Chief Justice Shinwari, and his deputy, Manawi, use the supreme court's authority to oppose freedom of speech and women's rights. They bring forth Ayat and Hadith - verses from the Koran and the sayings of Muhammed - to silence voices in favour of freedom and human rights.


Shinwari and Manawi have sent letters to the information and culture ministry in an attempt to ban broadcasts of Afghan women singing on Kabul TV. Manawi has occasionally stood up for women's rights, as he did last year when he overruled a group of religious scholars who announced that Afghan women could not work for non-governmental organisations. But he has taken other measures, such as firing the court's only female justice, that suggest his views on women are hardly progressive.

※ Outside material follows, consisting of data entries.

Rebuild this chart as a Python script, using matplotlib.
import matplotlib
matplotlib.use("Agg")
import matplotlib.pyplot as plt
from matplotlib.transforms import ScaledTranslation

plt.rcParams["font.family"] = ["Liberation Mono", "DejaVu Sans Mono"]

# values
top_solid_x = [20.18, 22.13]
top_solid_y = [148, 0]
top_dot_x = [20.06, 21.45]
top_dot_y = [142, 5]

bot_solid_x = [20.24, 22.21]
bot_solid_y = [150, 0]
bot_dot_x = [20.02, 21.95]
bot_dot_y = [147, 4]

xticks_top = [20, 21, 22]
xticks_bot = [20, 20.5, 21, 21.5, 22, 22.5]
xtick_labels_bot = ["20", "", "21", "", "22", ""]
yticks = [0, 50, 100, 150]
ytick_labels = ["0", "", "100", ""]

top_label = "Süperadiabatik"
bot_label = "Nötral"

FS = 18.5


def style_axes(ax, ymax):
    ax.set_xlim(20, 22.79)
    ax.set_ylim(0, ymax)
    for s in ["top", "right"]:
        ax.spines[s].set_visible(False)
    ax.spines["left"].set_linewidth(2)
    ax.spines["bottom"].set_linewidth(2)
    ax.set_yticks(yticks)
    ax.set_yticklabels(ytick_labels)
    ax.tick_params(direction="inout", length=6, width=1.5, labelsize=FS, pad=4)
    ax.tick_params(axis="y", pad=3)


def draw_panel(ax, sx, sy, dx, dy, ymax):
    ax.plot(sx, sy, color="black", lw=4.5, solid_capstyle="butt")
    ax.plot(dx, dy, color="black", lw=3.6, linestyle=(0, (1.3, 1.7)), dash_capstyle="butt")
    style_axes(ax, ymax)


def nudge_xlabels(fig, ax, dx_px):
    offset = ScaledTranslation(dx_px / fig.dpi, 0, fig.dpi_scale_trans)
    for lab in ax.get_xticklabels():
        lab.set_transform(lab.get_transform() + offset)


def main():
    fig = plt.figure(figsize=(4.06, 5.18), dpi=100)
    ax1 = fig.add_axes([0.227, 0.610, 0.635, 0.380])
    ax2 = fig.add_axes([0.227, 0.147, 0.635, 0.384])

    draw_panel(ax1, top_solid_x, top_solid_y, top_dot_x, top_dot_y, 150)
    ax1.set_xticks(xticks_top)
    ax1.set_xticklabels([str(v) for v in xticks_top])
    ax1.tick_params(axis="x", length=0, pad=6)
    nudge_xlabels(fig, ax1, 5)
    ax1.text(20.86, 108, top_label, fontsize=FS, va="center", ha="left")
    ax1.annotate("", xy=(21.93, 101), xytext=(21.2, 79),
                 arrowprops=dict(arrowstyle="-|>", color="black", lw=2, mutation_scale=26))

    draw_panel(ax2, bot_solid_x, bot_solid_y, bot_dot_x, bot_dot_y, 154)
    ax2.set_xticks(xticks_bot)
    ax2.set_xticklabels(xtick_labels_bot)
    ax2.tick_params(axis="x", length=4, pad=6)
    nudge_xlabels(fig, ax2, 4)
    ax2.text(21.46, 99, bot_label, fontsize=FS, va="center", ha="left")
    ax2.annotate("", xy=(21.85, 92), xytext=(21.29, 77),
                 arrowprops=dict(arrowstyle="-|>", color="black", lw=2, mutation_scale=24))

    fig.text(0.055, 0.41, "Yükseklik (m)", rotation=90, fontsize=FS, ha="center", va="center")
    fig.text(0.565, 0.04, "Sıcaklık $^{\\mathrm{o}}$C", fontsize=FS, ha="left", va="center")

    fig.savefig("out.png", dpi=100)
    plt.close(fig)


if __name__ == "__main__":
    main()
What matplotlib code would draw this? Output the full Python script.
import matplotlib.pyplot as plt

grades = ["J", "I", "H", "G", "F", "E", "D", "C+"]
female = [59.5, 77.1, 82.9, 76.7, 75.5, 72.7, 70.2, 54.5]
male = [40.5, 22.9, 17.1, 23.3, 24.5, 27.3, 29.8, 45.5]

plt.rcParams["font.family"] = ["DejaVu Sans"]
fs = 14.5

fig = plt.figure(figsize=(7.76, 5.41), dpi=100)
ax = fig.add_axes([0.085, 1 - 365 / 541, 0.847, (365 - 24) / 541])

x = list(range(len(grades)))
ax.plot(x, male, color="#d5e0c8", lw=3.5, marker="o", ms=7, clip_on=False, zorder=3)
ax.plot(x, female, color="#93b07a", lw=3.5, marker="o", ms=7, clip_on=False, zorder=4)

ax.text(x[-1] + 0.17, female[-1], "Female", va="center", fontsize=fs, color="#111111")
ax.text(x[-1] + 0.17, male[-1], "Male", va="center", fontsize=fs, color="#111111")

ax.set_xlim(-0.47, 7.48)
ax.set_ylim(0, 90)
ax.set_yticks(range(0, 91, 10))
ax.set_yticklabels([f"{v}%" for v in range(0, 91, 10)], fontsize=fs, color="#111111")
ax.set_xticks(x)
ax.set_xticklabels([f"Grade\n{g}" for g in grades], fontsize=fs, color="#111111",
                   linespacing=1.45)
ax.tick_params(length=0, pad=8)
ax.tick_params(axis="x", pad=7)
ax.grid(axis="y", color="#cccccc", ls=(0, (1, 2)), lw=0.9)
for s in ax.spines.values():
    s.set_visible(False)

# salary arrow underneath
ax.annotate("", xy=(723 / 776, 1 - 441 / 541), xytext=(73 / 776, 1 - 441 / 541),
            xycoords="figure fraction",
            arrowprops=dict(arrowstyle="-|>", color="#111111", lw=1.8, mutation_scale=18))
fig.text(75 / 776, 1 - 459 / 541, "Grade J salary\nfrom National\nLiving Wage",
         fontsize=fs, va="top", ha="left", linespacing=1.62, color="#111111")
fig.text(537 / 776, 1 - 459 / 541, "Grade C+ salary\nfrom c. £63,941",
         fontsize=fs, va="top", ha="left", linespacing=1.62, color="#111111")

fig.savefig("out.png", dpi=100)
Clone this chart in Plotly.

Ismael Khan and Shinwari, like many other politicians and commanders, have created their own organisations called Ulema Councils that put forth rulings not much different from those decreed by Mullah Omar.


These councils, made up of mullahs, have always existed in Afghanistan and have usually been at the service of the government. They have great influence among the people. Today, such councils use the general rules and values of religion to give weight to the political opinions of various leaders. Thus they exploit religion for their own purposes.


But we can't speak of all the Mullah Omars by naming only a few people. We can also count Abdul Rab Rasool Sayyaf, leader of the Ittehad-e-Islami party and a major figure in the Afghan jihad, former president and Jamiat-e-Islami leader Burhanuddin Rabbani, and Harakat-e-Islami party leader Sheikh Asef Muhsini among the new breed of fundamentalists.


While Ismael Khan is the governor of Herat, Sayyaf, Rabbani and Muhsini do not hold positions in the government but are nevertheless powerful within the administration. All three are leaders of jihadi parties whose loyalists hold key posts in the government. In many ways, these leaders have more power than President Hamed Karzai because they represent armed groups while the national army under Karzai's command is still being trained.


The Afghan people suffered grievously while Sayyaf, Rabbani and Muhsini were fighting the civil war. Muhsini is now building a big madrassa in Kabul’s Kart-e-Sey neighbuorhood to train students in fundamentalist Islam. Rabbani and Sayyaf, in addition to being accused of the ruthless massacre of Kabul’s civilians in the 1990s, are finding opportunities to interfere with the country's attempts to shape its future disrupt its rehabilitation and reconstruction.


Afghanistan can't be built this way. America, the international community and Karzai have agreed that all efforts to restore stability, democracy and freedom for women, hold elections and select a president, form a national army and police force and even rebuild roads and cities, are futile if such conditions continue.


Sayed Muqim Shekohi is a pseudonym. The writer fears he may be targeted if his identity is made public.